I've been trying all day to make this thing works but it's still not right yet. I've checked so many posts around here and tested so many different implementations that I'dont know where to look now...
Here is my situation, I have a small php test file (gz.php) on my server wich looks like this :
header("Content-Encoding: gzip");
print("\x1f\x8b\x08\x00\x00\x00\x00\x00");
$contents = gzcompress("Is it working?", 9);
print($contents);
This is the simplest I could do and it works fine with any web browser.
Now I have an Android activity using Jsoup that has this code :
URL url = new URL("http://myServerAdress.com/gz.php");
doc = Jsoup.parse(url, 1000);
Which cause an empty EOFException on the "Jsoup.parse" line.
I've read everywhere that Jsoup is supposed to parse gzipped content without having to do anything special, but obviously, there's something missing.
I've tried many other ways like using Jsoup.connect().get() or InpuStream, GZipInputStream and DataInpuStream. I did try the gzDeflate() and gzencode() methods from PHP as well but no luck either. I even tried not to declare the header-encoding in PHP and try to deflate the content later...but it was as clever as effective...
It has to be something "stupid" I'm missing but I just can't tell what... anybody has an idea?
(ps : I'm using Jsoup 1.7.0, so the latest one as of now)

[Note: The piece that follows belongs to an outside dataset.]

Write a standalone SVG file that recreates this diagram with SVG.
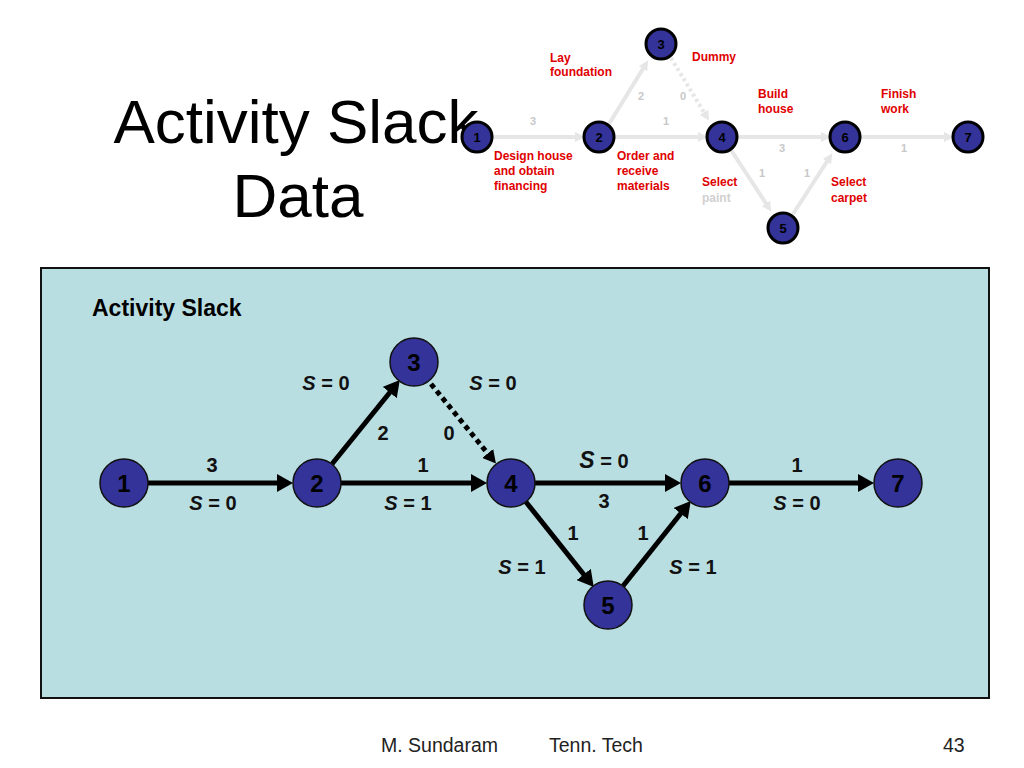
<svg xmlns="http://www.w3.org/2000/svg" width="1024" height="768" viewBox="0 0 1024 768">
<style>
.title{font-family:"Liberation Sans",Arial,sans-serif;font-size:62px;fill:#000;text-anchor:middle}
.foot{font-family:"Liberation Sans",Arial,sans-serif;font-size:19.5px;fill:#222}
.node{fill:#333399;stroke:#111;stroke-width:1.5}
.nlab{font-family:"Liberation Sans",Arial,sans-serif;font-size:24px;font-weight:bold;fill:#000;text-anchor:middle}
.lab{font-family:"Liberation Sans",Arial,sans-serif;font-size:20px;font-weight:bold;fill:#111;text-anchor:middle}
.edge{stroke:#000;stroke-width:5;fill:none}
.snode{fill:#333399;stroke:#000;stroke-width:3}
.snlab{font-family:"Liberation Sans",Arial,sans-serif;font-size:13px;font-weight:bold;fill:#000;text-anchor:middle}
.sedge{stroke:#e6e6e6;stroke-width:4;fill:none}
.snum{font-family:"Liberation Sans",Arial,sans-serif;font-size:11px;font-weight:bold;fill:#c8c8c8;text-anchor:middle}
.red{font-family:"Liberation Sans",Arial,sans-serif;font-size:12px;font-weight:bold;fill:#e00000}
.faint{font-family:"Liberation Sans",Arial,sans-serif;font-size:12px;font-weight:bold;fill:#d0d0d0}
.panelhead{font-family:"Liberation Sans",Arial,sans-serif;font-size:23px;font-weight:bold;fill:#000}
</style>
<defs>
<marker id="arr" markerUnits="userSpaceOnUse" markerWidth="16" markerHeight="18" viewBox="0 0 16 18" refX="2" refY="9" orient="auto">
<path d="M0,0 L16,9 L0,18 z" fill="#000"/>
</marker>
<marker id="arrs" markerUnits="userSpaceOnUse" markerWidth="13" markerHeight="14" viewBox="0 0 13 14" refX="2" refY="7" orient="auto">
<path d="M0,0 L13,7 L0,14 z" fill="#000"/>
</marker>
<marker id="sarr" markerUnits="userSpaceOnUse" markerWidth="10" markerHeight="10" viewBox="0 0 10 10" refX="2" refY="5" orient="auto">
<path d="M0,0 L10,5 L0,10 z" fill="#e6e6e6"/>
</marker>
</defs>
<rect x="0" y="0" width="1024" height="768" fill="#fff"/>

<!-- Slide title -->
<text class="title" x="296" y="143">Activity Slack</text>
<text class="title" x="298" y="217">Data</text>

<!-- Small reference network -->
<g id="small-connectors">
<line class="sedge" x1="493" y1="137" x2="577" y2="137" marker-end="url(#sarr)"/>
<line class="sedge" x1="609" y1="124" x2="644" y2="67" marker-end="url(#sarr)"/>
<line class="sedge" x1="671" y1="58" x2="705" y2="114" stroke-dasharray="3 3" marker-end="url(#sarr)"/>
<line class="sedge" x1="615" y1="137" x2="700" y2="137" marker-end="url(#sarr)"/>
<line class="sedge" x1="738" y1="137" x2="823" y2="137" marker-end="url(#sarr)"/>
<line class="sedge" x1="731" y1="150" x2="767" y2="205" marker-end="url(#sarr)"/>
<line class="sedge" x1="793" y1="214" x2="828" y2="160" marker-end="url(#sarr)"/>
<line class="sedge" x1="861" y1="137" x2="946" y2="137" marker-end="url(#sarr)"/>
<text class="snum" x="533" y="125">3</text>
<text class="snum" x="641" y="100">2</text>
<text class="snum" x="683" y="100">0</text>
<text class="snum" x="666" y="125">1</text>
<text class="snum" x="782" y="152">3</text>
<text class="snum" x="762" y="177">1</text>
<text class="snum" x="807" y="177">1</text>
<text class="snum" x="904" y="152">1</text>
</g>
<g id="small-labels">
<text class="red" x="550" y="62">Lay</text>
<text class="red" x="550" y="76">foundation</text>
<text class="red" x="692" y="61">Dummy</text>
<text class="red" x="494" y="160">Design house</text>
<text class="red" x="494" y="175">and obtain</text>
<text class="red" x="494" y="190">financing</text>
<text class="red" x="617" y="160">Order and</text>
<text class="red" x="617" y="175">receive</text>
<text class="red" x="617" y="190">materials</text>
<text class="red" x="702" y="186">Select</text>
<text class="faint" x="702" y="202">paint</text>
<text class="red" x="758" y="98">Build</text>
<text class="red" x="758" y="113">house</text>
<text class="red" x="881" y="98">Finish</text>
<text class="red" x="881" y="113">work</text>
<text class="red" x="831" y="186">Select</text>
<text class="red" x="831" y="202">carpet</text>
</g>
<g id="s1"><circle class="snode" cx="477" cy="137" r="15"/><text class="snlab" x="477" y="142">1</text></g>
<g id="s2"><circle class="snode" cx="599" cy="137" r="15"/><text class="snlab" x="599" y="142">2</text></g>
<g id="s3"><circle class="snode" cx="661" cy="44" r="15"/><text class="snlab" x="661" y="49">3</text></g>
<g id="s4"><circle class="snode" cx="722" cy="137" r="15"/><text class="snlab" x="722" y="142">4</text></g>
<g id="s5"><circle class="snode" cx="783" cy="228" r="15"/><text class="snlab" x="783" y="233">5</text></g>
<g id="s6"><circle class="snode" cx="845" cy="137" r="15"/><text class="snlab" x="845" y="142">6</text></g>
<g id="s7"><circle class="snode" cx="968" cy="137" r="15"/><text class="snlab" x="968" y="142">7</text></g>

<!-- Panel -->
<rect x="41" y="268" width="948" height="430" fill="#b9dee2" stroke="#111" stroke-width="2"/>
<text class="panelhead" x="92" y="316">Activity Slack</text>

<g id="connectors">
<line class="edge" x1="148" y1="483" x2="279" y2="483" marker-end="url(#arr)"/>
<line class="edge" x1="341" y1="483" x2="473" y2="483" marker-end="url(#arr)"/>
<line class="edge" x1="535" y1="483" x2="667" y2="483" marker-end="url(#arr)"/>
<line class="edge" x1="729" y1="483" x2="860" y2="483" marker-end="url(#arr)"/>
<line class="edge" x1="332" y1="464" x2="391" y2="391" marker-end="url(#arr)"/>
<line class="edge" x1="431" y1="384" x2="489" y2="455" stroke-dasharray="5 4" marker-end="url(#arrs)"/>
<line class="edge" x1="526" y1="502" x2="585" y2="576" marker-end="url(#arr)"/>
<line class="edge" x1="623" y1="586" x2="682" y2="512" marker-end="url(#arr)"/>
</g>

<g id="edge-labels">
<text class="lab" x="212" y="472">3</text>
<text class="lab" x="213" y="510"><tspan font-style="italic">S</tspan> = 0</text>
<text class="lab" x="326" y="390"><tspan font-style="italic">S</tspan> = 0</text>
<text class="lab" x="383" y="440">2</text>
<text class="lab" x="449" y="440">0</text>
<text class="lab" x="493" y="390"><tspan font-style="italic">S</tspan> = 0</text>
<text class="lab" x="423" y="472">1</text>
<text class="lab" x="408" y="510"><tspan font-style="italic">S</tspan> = 1</text>
<text class="lab" x="522" y="574"><tspan font-style="italic">S</tspan> = 1</text>
<text class="lab" x="604" y="468"><tspan font-style="italic" font-size="23">S</tspan> = 0</text>
<text class="lab" x="604" y="508">3</text>
<text class="lab" x="573" y="540">1</text>
<text class="lab" x="643" y="540">1</text>
<text class="lab" x="693" y="574"><tspan font-style="italic">S</tspan> = 1</text>
<text class="lab" x="797" y="472">1</text>
<text class="lab" x="797" y="510"><tspan font-style="italic">S</tspan> = 0</text>
</g>

<g id="n1"><circle class="node" cx="124" cy="483" r="24"/><text class="nlab" x="124" y="492">1</text></g>
<g id="n2"><circle class="node" cx="317" cy="483" r="24"/><text class="nlab" x="317" y="492">2</text></g>
<g id="n3"><circle class="node" cx="414" cy="362" r="24"/><text class="nlab" x="414" y="371">3</text></g>
<g id="n4"><circle class="node" cx="511" cy="483" r="24"/><text class="nlab" x="511" y="492">4</text></g>
<g id="n5"><circle class="node" cx="608" cy="605" r="24"/><text class="nlab" x="608" y="614">5</text></g>
<g id="n6"><circle class="node" cx="705" cy="483" r="24"/><text class="nlab" x="705" y="492">6</text></g>
<g id="n7"><circle class="node" cx="898" cy="483" r="24"/><text class="nlab" x="898" y="492">7</text></g>

<!-- Footer -->
<text class="foot" x="381" y="752">M. Sundaram</text>
<text class="foot" x="549" y="752">Tenn. Tech</text>
<text class="foot" x="943" y="752">43</text>
</svg>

The asker indicated in a comment that gzcompress was writing a CRC that was both incorrect and incomplete, according to information from here, the operative code being:
// Display the header of the gzip file
// Thanks ck@medienkombinat.de!
// Only display this once
echo "\x1f\x8b\x08\x00\x00\x00\x00\x00";
// Figure out the size and CRC of the original for later
$Size = strlen($contents);
$Crc = crc32($contents);
// Compress the data
$contents = gzcompress($contents, 9);
// We can't just output it here, since the CRC is messed up.
// If I try to "echo $contents" at this point, the compressed
// data is sent, but not completely. There are four bytes at
// the end that are a CRC. Three are sent. The last one is
// left in limbo. Also, if we "echo $contents", then the next
// byte we echo will not be sent to the client. I am not sure
// if this is a bug in 4.0.2 or not, but the best way to avoid
// this is to put the correct CRC at the end of the compressed
// data. (The one generated by gzcompress looks WAY wrong.)
// This will stop Opera from crashing, gunzip will work, and
// other browsers won't keep loading indefinately.
//
// Strip off the old CRC (it's there, but it won't be displayed
// all the way -- very odd)
$contents = substr($contents, 0, strlen($contents) - 4);
// Show only the compressed data
echo $contents;
// Output the CRC, then the size of the original
gzip_PrintFourChars($Crc);
gzip_PrintFourChars($Size);
Jonathan Hedley commented, "jsoup just uses a normal Java GZIPInputStream to parse the gzip, so you'd hit that issue with any Java program." The EOFException is presumably due to the incomplete CRC.